UPDATE 8:00 PM: It's not the other Edith or Prissy as I expected. It's 50 year old John Roberts who's on the DC circuit court of appeals, confirmed by the Senate for that position less than 2 years ago where he appears very conservative but not necessarily as predictable as liberals think he is and conservatives want him to be. [emphasis added]
By contrast, Roberts, with 20 months on the D.C. Circuit, has few opinions or other writings that have attracted enemies. As a result, some conservatives have made unflattering comparisons between Roberts and Supreme Court Justice David Souter, whose short stint on the 1st Circuit before being appointed in 1990 by President George H.W. Bush failed to reveal Souter's moderate-to-liberal leanings on some issues.

Yet those who know Roberts say he, unlike Souter, is a reliable conservative who can be counted on to undermine if not immediately overturn liberal landmarks like abortion rights and affirmative action. Indicators of his true stripes cited by friends include: clerking for Rehnquist, membership in the Federalist Society, laboring in the Ronald Reagan White House counsel's office and at the Justice Department into the Bush years, working with Kenneth Starr among others, and even his lunchtime conversations at Hogan & Hartson. "He is as conservative as you can get," one friend puts it. In short, Roberts may combine the stealth appeal of Souter with the unwavering ideology of Scalia and Thomas.

But this take on Roberts puts some of his biggest boosters in a quandary. They praise Roberts as a brilliant, fair-minded lawyer with a perfect judicial temperament. But can that image as an open-minded jurist co-exist with also being viewed as a predictable conservative?

[snip]

E. Barrett Prettyman Jr., a longtime Roberts fan and lifelong Democrat who worked with him for years at Hogan, says that if anyone can be both judicious and predictable, Roberts can.

"He respects the Court greatly, and would not ignore precedent," says Prettyman. "But if there's a loophole or a distinguishing factor, he'd find it."

Roberts himself declined to comment for this story, but during his January 2003 Senate confirmation hearing, he made it clear that he prefers impartiality over predictability. For example, he criticized the press for identifying judges according to whether they were appointed by Democratic or Republican presidents.

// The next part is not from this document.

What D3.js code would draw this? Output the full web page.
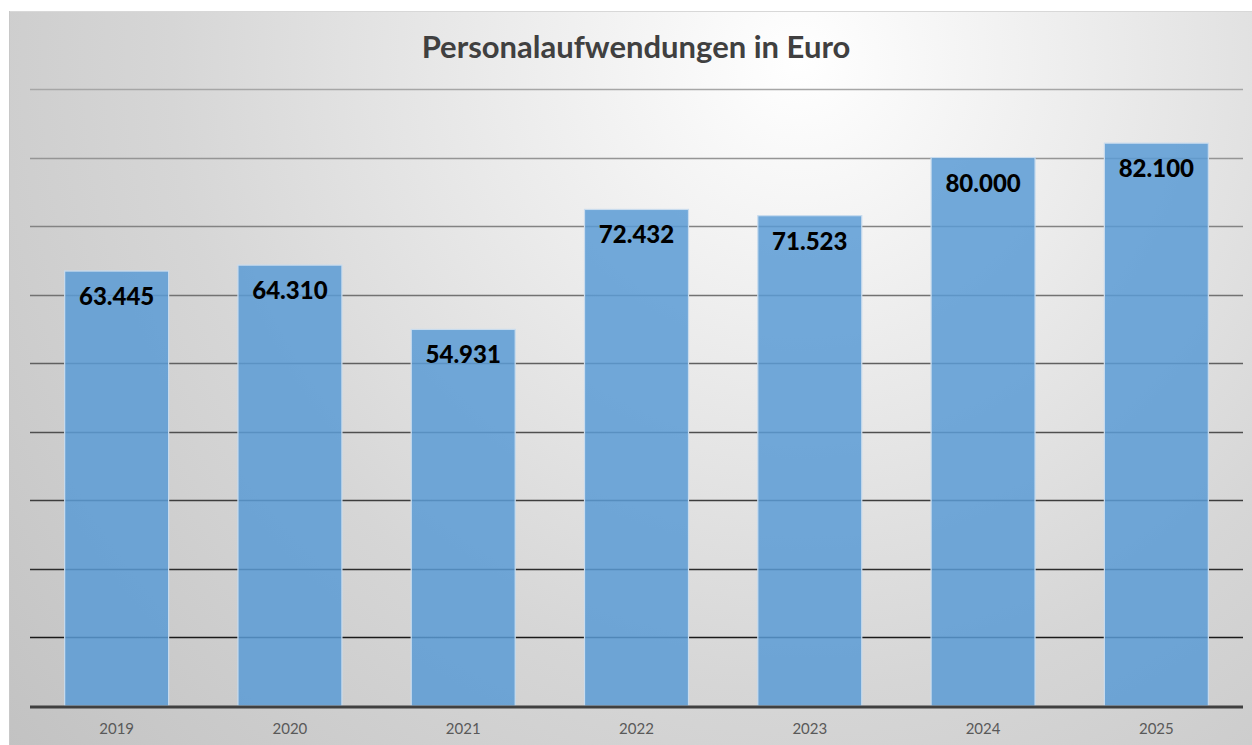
<!DOCTYPE html>
<html>
<head>
<meta charset="utf-8">
<script src="https://cdn.jsdelivr.net/npm/d3@7"></script>
<style>
  body { margin:0; background:#fff; }
  svg { display:block; }
</style>
</head>
<body>
<script>
// data
var years = ["2019","2020","2021","2022","2023","2024","2025"];
var amounts = [63445, 64310, 54931, 72432, 71523, 80000, 82100];
var yTicks = [0,10000,20000,30000,40000,50000,60000,70000,80000,90000];
var title = "Personalaufwendungen in Euro";

var W = 1252, H = 745;
var svg = d3.select("body").append("svg").attr("width",W).attr("height",H);

var defs = svg.append("defs");
var grad = defs.append("radialGradient").attr("id","bg")
    .attr("gradientUnits","userSpaceOnUse")
    .attr("cx",800).attr("cy",60).attr("r",1050);
grad.append("stop").attr("offset","0").attr("stop-color","#ffffff");
grad.append("stop").attr("offset","0.6").attr("stop-color","#d6d6d6");
grad.append("stop").attr("offset","1").attr("stop-color","#c2c2c2");

svg.append("rect").attr("x",9).attr("y",11).attr("width",W-9).attr("height",H-11)
    .attr("fill","url(#bg)");
svg.append("line").attr("x1",9).attr("x2",W).attr("y1",11.5).attr("y2",11.5)
    .attr("stroke","#d8d8d8").attr("stroke-width",1);
svg.append("line").attr("x1",9.5).attr("x2",9.5).attr("y1",11).attr("y2",H)
    .attr("stroke","#c8c8c8").attr("stroke-width",1);

var plotLeft = 30, plotRight = 1243, plotTop = 89, plotBase = 706;

var x = d3.scaleBand().domain(years).range([plotLeft,plotRight]).paddingInner(0.4).paddingOuter(0.2);
var y = d3.scaleLinear().domain([0,90000]).range([plotBase,plotTop]);

var gridColor = d3.scaleLinear().domain([90000,10000]).range(["#a6a6a6","#1a1a1a"]);

// grid
svg.append("g").selectAll("line").data(yTicks.filter(function(d){ return d>0; }))
    .enter().append("line")
    .attr("x1",plotLeft).attr("x2",plotRight)
    .attr("y1",function(d){ return Math.round(y(d))+0.5; })
    .attr("y2",function(d){ return Math.round(y(d))+0.5; })
    .attr("stroke",function(d){ return gridColor(d); })
    .attr("stroke-width",1.6);

// bars
svg.append("g").selectAll("rect").data(amounts).enter().append("rect")
    .attr("x",function(d,i){ return x(years[i]); })
    .attr("y",function(d){ return y(d); })
    .attr("width",x.bandwidth())
    .attr("height",function(d){ return plotBase - y(d); })
    .attr("fill","#5b9bd5")
    .attr("fill-opacity",0.85)
    .attr("stroke","#c9dcee")
    .attr("stroke-width",1.2);

// baseline
svg.append("line").attr("x1",plotLeft).attr("x2",plotRight).attr("y1",plotBase+1).attr("y2",plotBase+1)
    .attr("stroke","#404040").attr("stroke-width",3);

// value labels
var fmt = function(v){ return d3.format(",")(v).replace(/,/g,"."); };
svg.append("g").selectAll("text").data(amounts).enter().append("text")
    .attr("x",function(d,i){ return x(years[i]) + x.bandwidth()/2; })
    .attr("y",function(d){ return y(d) + 34; })
    .attr("text-anchor","middle")
    .attr("font-family","Lato, 'Open Sans', sans-serif")
    .attr("font-weight","900")
    .attr("font-size","24px")
    .attr("fill","#000")
    .text(fmt);

// x axis labels
var xAxis = d3.axisBottom(x).tickSize(0).tickPadding(17);
var gx = svg.append("g").attr("transform","translate(0,"+plotBase+")").call(xAxis);
gx.select(".domain").remove();
gx.selectAll("text")
    .attr("font-family","Lato, 'Open Sans', sans-serif")
    .attr("font-size","15px")
    .attr("fill","#595959");

// title
svg.append("text").attr("x",636).attr("y",58).attr("text-anchor","middle")
    .attr("font-family","Lato, 'Open Sans', sans-serif")
    .attr("font-weight","bold").attr("font-size","31px")
    .attr("fill","#404040")
    .text(title);
</script>
</body>
</html>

"That gives so little credit to the work that they put into the case," he said. "They work very hard, and all of a sudden the report is, well, they just decided that way because of politics. That is a disservice to them."
This is not going to be bad enough to divert attention from the BushCo Leaky Trilogy of Terror Treason (especially if increased focus on DSM manages to generate some articles of impeachment and Dems can pick up some seats in the mid-term elections).